Si la derecha chilena fuera menos obtusa y refractaria, la verdad es que los partidos que la representan debieran acoger con entusiasmo la invitación del presidente Boric para firmar una declaración conjunta a propósito de los 50 años que se cumplen desde el golpe de estado de 1973. Con esta rúbrica el Jefe de Estado les quiere reconocer su vocación democrática, incluso el mérito de ser defensora de los Derechos Humanos.
Pero lo más increíble de todo esto es que las autoridades del país busquen una conciliación histórica entre las víctimas y quienes fueron al menos los victimarios intelectuales del horror que se prolongó en Chile durante 17 años con esa cruenta dictadura cívico militar encabezada por quien el mundo entero reconoce como uno de los peores genocidas de la historia universal.
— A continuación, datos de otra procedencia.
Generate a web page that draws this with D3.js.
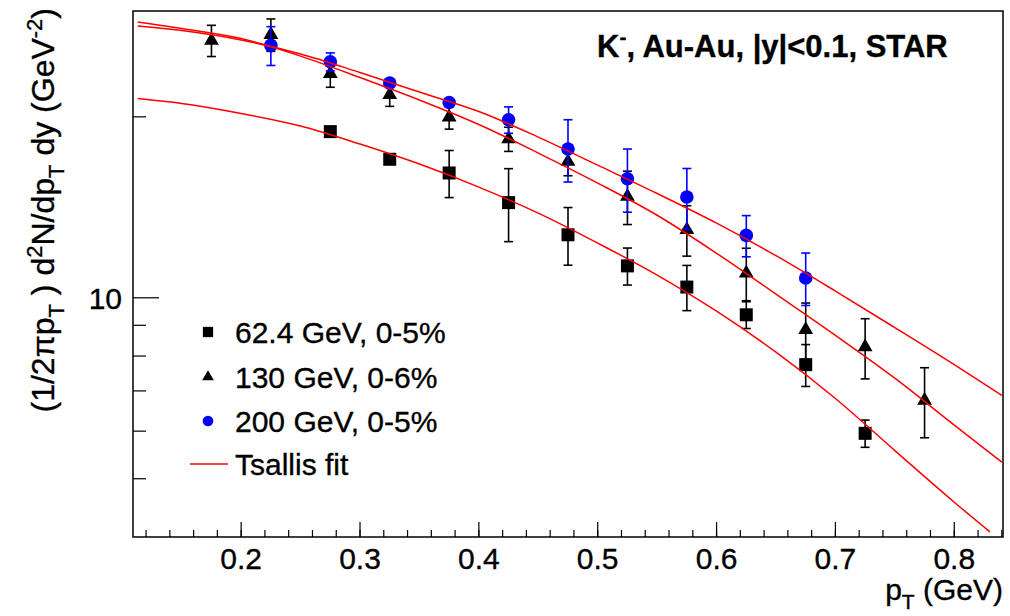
<!DOCTYPE html>
<html>
<head>
<meta charset="utf-8">
<script src="https://cdn.jsdelivr.net/npm/d3@7"></script>
<style>
  body { margin: 0; background: #fff; }
  text { font-family: "Liberation Sans", Arial, Helvetica, sans-serif; fill: #000; stroke: #000; stroke-width: 0.35px; }
</style>
</head>
<body>
<svg id="chart" width="1010" height="616"></svg>
<script>
// K- spectra, Au-Au, |y|<0.1
var pt62 = [0.275, 0.325, 0.375, 0.425, 0.475, 0.525, 0.575, 0.625, 0.675, 0.725];
var y62 = [18.9, 17.0, 16.13, 14.4, 12.73, 11.3, 10.42, 9.37, 7.74, 5.95];
var e62 = [0.2, 0.2, 1.45, 2.0, 1.4, 0.8, 0.9, 0.48, 0.62, 0.31];

var pt130 = [0.175, 0.225, 0.275, 0.325, 0.375, 0.425, 0.475, 0.525, 0.575, 0.625, 0.675, 0.725, 0.775];
var y130 = [26.8, 27.4, 23.6, 21.77, 19.98, 18.37, 16.86, 14.74, 12.98, 10.99, 8.85, 8.28, 6.75];
var e130 = [1.6, 1.7, 1.2, 0.95, 0.9, 0.85, 0.9, 1.5, 1.25, 1.1, 0.95, 0.95, 0.9];

var pt200 = [0.225, 0.275, 0.325, 0.375, 0.425, 0.475, 0.525, 0.575, 0.625, 0.675];
var y200 = [26.3, 24.7, 22.76, 21.13, 19.78, 17.68, 15.78, 14.71, 12.70, 10.79];
var e200 = [1.95, 0.85, 0.4, 0.5, 1.0, 2.1, 1.9, 1.7, 1.0, 1.08];

// Tsallis fit curves, sampled from the figure
var fitPt = [0.113, 0.15, 0.2, 0.25, 0.3, 0.35, 0.4, 0.45, 0.5, 0.55, 0.6, 0.65, 0.7, 0.75, 0.8, 0.84];
var fit200 = [28.32, 27.84, 26.85, 25.44, 23.70, 21.99, 20.41, 18.51, 16.62, 14.91, 13.31, 11.75, 10.26, 8.92, 7.74, 6.88];
var fit130 = [28.76, 28.06, 27.00, 25.24, 23.25, 21.33, 19.42, 17.41, 15.52, 13.72, 11.86, 10.14, 8.66, 7.35, 6.14, 5.33];
var fitPt62 = [0.113, 0.15, 0.2, 0.25, 0.3, 0.35, 0.4, 0.45, 0.5, 0.55, 0.6, 0.65, 0.7, 0.75, 0.8, 0.83];
var fit62 = [21.45, 21.05, 20.26, 19.31, 18.02, 16.69, 15.28, 13.83, 12.33, 10.91, 9.50, 8.12, 6.80, 5.57, 4.57, 4.08];

var xTicks = [0.2, 0.3, 0.4, 0.5, 0.6, 0.7, 0.8];
var yMinorTicks = [5, 6, 7, 8, 9, 20];
var yLabelTicks = [10];
var legendLabels = ["62.4 GeV, 0-5%", "130 GeV, 0-6%", "200 GeV, 0-5%", "Tsallis fit"];

var svg = d3.select("#chart");
var frame = {left: 133, right: 1003, top: 11, bottom: 537};

var x = d3.scaleLinear().domain([0.109, 0.841]).range([frame.left, frame.right]);
var y = d3.scaleLog().domain([4, 30]).range([frame.bottom, frame.top]);

svg.append("defs").append("clipPath").attr("id", "clip")
  .append("rect")
  .attr("x", frame.left).attr("y", frame.top)
  .attr("width", frame.right - frame.left).attr("height", frame.bottom - frame.top);

// frame
svg.append("rect")
  .attr("x", frame.left).attr("y", frame.top)
  .attr("width", frame.right - frame.left).attr("height", frame.bottom - frame.top)
  .attr("fill", "none").attr("stroke", "#000").attr("stroke-width", 1.5);

// x axis: major every 0.1, minor every 0.02
var xMinor = d3.range(0.12, 0.8405, 0.02);
var xa = svg.append("g").attr("class", "axis axis--x");
xa.selectAll(".minor").data(xMinor).enter().append("line")
  .attr("x1", function(d) { return x(d); }).attr("x2", function(d) { return x(d); })
  .attr("y1", frame.bottom).attr("y2", frame.bottom - 7)
  .attr("stroke", "#000").attr("stroke-width", 1.2);
xa.selectAll(".major").data(xTicks).enter().append("line")
  .attr("x1", function(d) { return x(d); }).attr("x2", function(d) { return x(d); })
  .attr("y1", frame.bottom).attr("y2", frame.bottom - 15)
  .attr("stroke", "#000").attr("stroke-width", 1.2);
xa.selectAll("text").data(xTicks).enter().append("text")
  .attr("x", function(d) { return x(d); })
  .attr("y", 569)
  .attr("text-anchor", "middle")
  .style("font-size", "30px")
  .text(function(d) { return d3.format(".1f")(d); });

var xt = svg.append("text")
  .attr("x", frame.right).attr("y", 600)
  .attr("text-anchor", "end")
  .style("font-size", "30px");
xt.append("tspan").text("p");
xt.append("tspan").attr("dy", 9).style("font-size", "21px").text("T");
xt.append("tspan").attr("dy", -9).text(" (GeV)");

// y axis (log)
var ya = svg.append("g").attr("class", "axis axis--y");
ya.selectAll(".minor").data(yMinorTicks).enter().append("line")
  .attr("x1", frame.left).attr("x2", frame.left + 13)
  .attr("y1", function(d) { return y(d); }).attr("y2", function(d) { return y(d); })
  .attr("stroke", "#000").attr("stroke-width", 1.2);
ya.selectAll(".major").data(yLabelTicks).enter().append("line")
  .attr("x1", frame.left).attr("x2", frame.left + 26)
  .attr("y1", function(d) { return y(d); }).attr("y2", function(d) { return y(d); })
  .attr("stroke", "#000").attr("stroke-width", 1.2);
ya.selectAll("text").data(yLabelTicks).enter().append("text")
  .attr("x", 122)
  .attr("y", function(d) { return y(d) + 11; })
  .attr("text-anchor", "end")
  .style("font-size", "30px")
  .text(function(d) { return d; });

var yt = svg.append("text")
  .attr("transform", "translate(54,8) rotate(-90)")
  .attr("text-anchor", "end")
  .style("font-size", "32px");
yt.append("tspan").text("(1/2\u03c0p");
yt.append("tspan").attr("dy", 10).style("font-size", "22px").text("T");
yt.append("tspan").attr("dy", -10).text(" ) d");
yt.append("tspan").attr("dy", -12).style("font-size", "22px").text("2");
yt.append("tspan").attr("dy", 12).text("N/dp");
yt.append("tspan").attr("dy", 10).style("font-size", "22px").text("T");
yt.append("tspan").attr("dy", -10).text(" dy (GeV");
yt.append("tspan").attr("dy", -12).style("font-size", "22px").text("-2");
yt.append("tspan").attr("dy", 12).text(")");

// title
var tt = svg.append("text")
  .attr("x", 597).attr("y", 57)
  .style("font-size", "31px").style("font-weight", "bold");
tt.append("tspan").text("K");
tt.append("tspan").attr("dy", -13).style("font-size", "21px").text("-");
tt.append("tspan").attr("dy", 13).text(", Au-Au, |y|<0.1, STAR");

// data
function series(pts, vals, errs) {
  return pts.map(function(p, i) { return {x: p, y: vals[i], e: errs[i]}; });
}
var sets = [
  {data: series(pt62, y62, e62), color: "#000", shape: d3.symbolSquare, size: 169},
  {data: series(pt130, y130, e130), color: "#000", shape: d3.symbolTriangle, size: 95},
  {data: series(pt200, y200, e200), color: "#0000ff", shape: d3.symbolCircle, size: 145}
];

var plot = svg.append("g");
sets.forEach(function(s) {
  var g = plot.append("g");
  var bars = s.data.filter(function(d) { return y(d.y - d.e) - y(d.y + d.e) > 13; });
  g.selectAll(".bar").data(bars).enter().append("line")
    .attr("x1", function(d) { return x(d.x); }).attr("x2", function(d) { return x(d.x); })
    .attr("y1", function(d) { return y(d.y + d.e); }).attr("y2", function(d) { return y(d.y - d.e); })
    .attr("stroke", s.color).attr("stroke-width", 1.6);
  [1, -1].forEach(function(sg) {
    g.selectAll(".cap" + sg).data(bars).enter().append("line")
      .attr("x1", function(d) { return x(d.x) - 4.5; }).attr("x2", function(d) { return x(d.x) + 4.5; })
      .attr("y1", function(d) { return y(d.y + sg * d.e); }).attr("y2", function(d) { return y(d.y + sg * d.e); })
      .attr("stroke", s.color).attr("stroke-width", 1.6);
  });
  g.selectAll(".pt").data(s.data).enter().append("path")
    .attr("transform", function(d) { return "translate(" + x(d.x) + "," + y(d.y) + ")"; })
    .attr("d", d3.symbol().type(s.shape).size(s.size))
    .attr("fill", s.color);
});

// fit curves
var line = d3.line()
  .curve(d3.curveMonotoneX)
  .x(function(d) { return x(d[0]); })
  .y(function(d) { return y(d[1]); });

var fits = [
  d3.zip(fitPt, fit200),
  d3.zip(fitPt, fit130),
  d3.zip(fitPt62, fit62)
];
svg.append("g").attr("clip-path", "url(#clip)")
  .selectAll("path").data(fits).enter().append("path")
  .attr("d", line)
  .attr("fill", "none")
  .attr("stroke", "#ff0000")
  .attr("stroke-width", 1.5);

// legend
var legendY = [332, 377, 421, 464];
var lg = svg.append("g");
var legendShapes = [sets[0], sets[1], sets[2]];
legendShapes.forEach(function(s, i) {
  lg.append("path")
    .attr("transform", "translate(208," + legendY[i] + ")")
    .attr("d", d3.symbol().type(s.shape).size(s.size * 0.62))
    .attr("fill", s.color);
});
lg.append("line")
  .attr("x1", 190).attr("x2", 228)
  .attr("y1", legendY[3]).attr("y2", legendY[3])
  .attr("stroke", "#ff0000").attr("stroke-width", 1.5);
lg.selectAll("text").data(legendLabels).enter().append("text")
  .attr("x", 235)
  .attr("y", function(d, i) { return legendY[i] + 11; })
  .style("font-size", "30px")
  .text(function(d) { return d; });
</script>
</body>
</html>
Cuando, para colmo, aún se extiende la impunidad respecto de los horrores practicados con el consentimiento de la derecha política y empresarial que hasta ahora busca justificar el cruento atentado a La Moneda, el quiebre de nuestra institucionalidad y esa terrible secuela de homicidios, torturas, exilios como un sinfín de despropósitos ampliamente conocidos.
Pinochet, como muchos de sus colaboradores no pudieron ser procesados y condenados por la justicia chilena, así como todavía no se aclaran muchos de los pavorosos episodios contra la dignidad humana. Tampoco existe plena certeza de los delitos cometidos por la casta militar y política a causa de su falta de probidad, en las que echaron mano de las empresas del Estado y desnacionalizaron los principales recursos naturales del país. Todo lo cual permanece, también, en la impunidad gracias a los gobiernos civiles de la posdictadura siempre atemorizados por un nuevo alzamiento militar. Restringidos, además, por la Constitución de 1980 (que todavía nos rige) y ese conjunto de leyes dictadas por quien llegó a ostentar el título de Presidente de la República, condición que recién hoy se busca borrar de los archivos oficiales.
En estos días, en Estados Unidos se le quita la nacionalidad norteamericana a quien fuera el asesino del cantautor Víctor Jara y que, homicida que al igual que otros agentes, recibió protección en el país que alentó y financió el derrocamiento de un mandatario elegido por el pueblo. Una responsabilidad de la cual hoy busca sacudirse la Casa Blanca y la CIA, paralelamente a sus esfuerzos por cooptar las decisiones de nuestras nuevas autoridades. Empeñados en que sean ahora el litio, el hidrógeno verde y otros recursos los que logren ser apropiados por sus transnacionales.
Nos tememos que la curiosa invitación de Gabriel Boric a todos los partidos que tienen representación en el Parlamento sea fruto solo de sus cavilaciones más íntimas, mientras viajaba a Europa a esa cumbre presidencial en que los países más poderosos de la Tierra se reúnen con los del Tercer Mundo a manera de consolidar buenos negocios. Los que siempre resultan más ventajosos para los que han oficiado siempre como conquistadores, no ya desde hace cincuenta años, sino por más de cinco siglos. Imaginamos que nuestro novel mandatario no recurrió al consejo y a la crítica de varios de sus aliados que ya han expresado su renuencia a la invitación presidencial. En la esperanza, ciertamente, que se esclarezcan plenamente los delitos contra la democracia y los Derechos Humanos, antes de someterse a una conciliación forzada con quienes siguen empeñados en defender la Carta Fundamental legada por el Tirano, así como el sistema económico y social que tiene brutalmente escindido al país entre los muy ricos y los dramáticamente pobres. Sectores políticos y empresariales que buscan perpetuar la inequidad fragrante que, de continuar así, nos asegura un nuevo y severo estallido social.
Más que contemporizar con la derecha, el autodenominado gobierno de izquierda debiera prometerse dejar en evidencia la tenaz oposición que le ejercen estos sectores, optando mejor por un pacto serio y sólido con el mundo social que apostó al elegirlo, en la esperanza de justicia y ciertamente una democracia que se fundamente en la justa distribución del ingreso, en estándares más altos en materia educacional y una ética severa en el uso de los recursos públicos.
Objetivos, estos, en que no se aprecian avances razonables. Cuando, por el contrario, detonan nuevos actos de corrupción en apenas un año de gobierno.